The whole team laughs, a little grimly.

Harvard’s Quiz Bowl team is not the only squad dealing with the aftermath of a cheating scandal. The same audit that stripped Harvard of its titles also implicated Scot Putzig from the University of Michigan and another player accused of cheating before a high school tournament in 2010, according to NAQT’s March 20 announcement. And in February, NAQT vacated MIT’s 2012 championship win for the alleged transgressions of Joshua Alman, who was accused of exploiting the same security flaw used by Watkins.

The recent public scrutiny has led many in the Quiz Bowl world—a tightly knit community of elite players and organizers who communicate primarily through online forums—to question the values of the game.
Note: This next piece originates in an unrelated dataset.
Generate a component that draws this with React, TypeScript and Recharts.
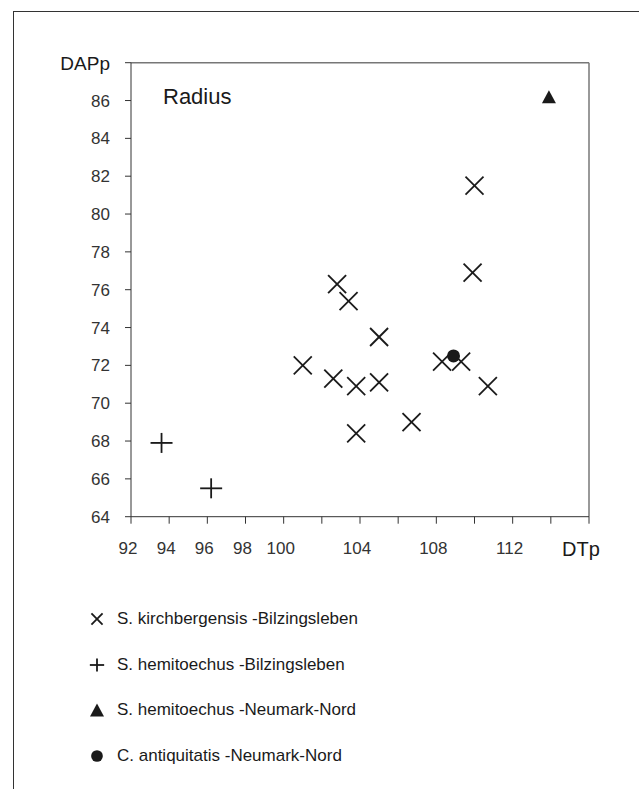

“There’s a problem with cheating,” says Andrew Hart, a law student who played on the University of Minnesota team that Harvard defeated in the 2011 championship. “It’s not just database vulnerabilities; there are ways to do it, if you want to.”

In light of these scandals, David Liu, the team’s music specialist, sounds a note of optimism about the future of the Quiz Bowl community.

”I think people will still trust each other, but I think they’ll be more careful,” he says.

Yet in an environment marred by scandal, Hart says, promoting honest competition is more important than ever.

“People take the integrity of the game seriously,” Hart says. “In a sense, it’s all the game has.”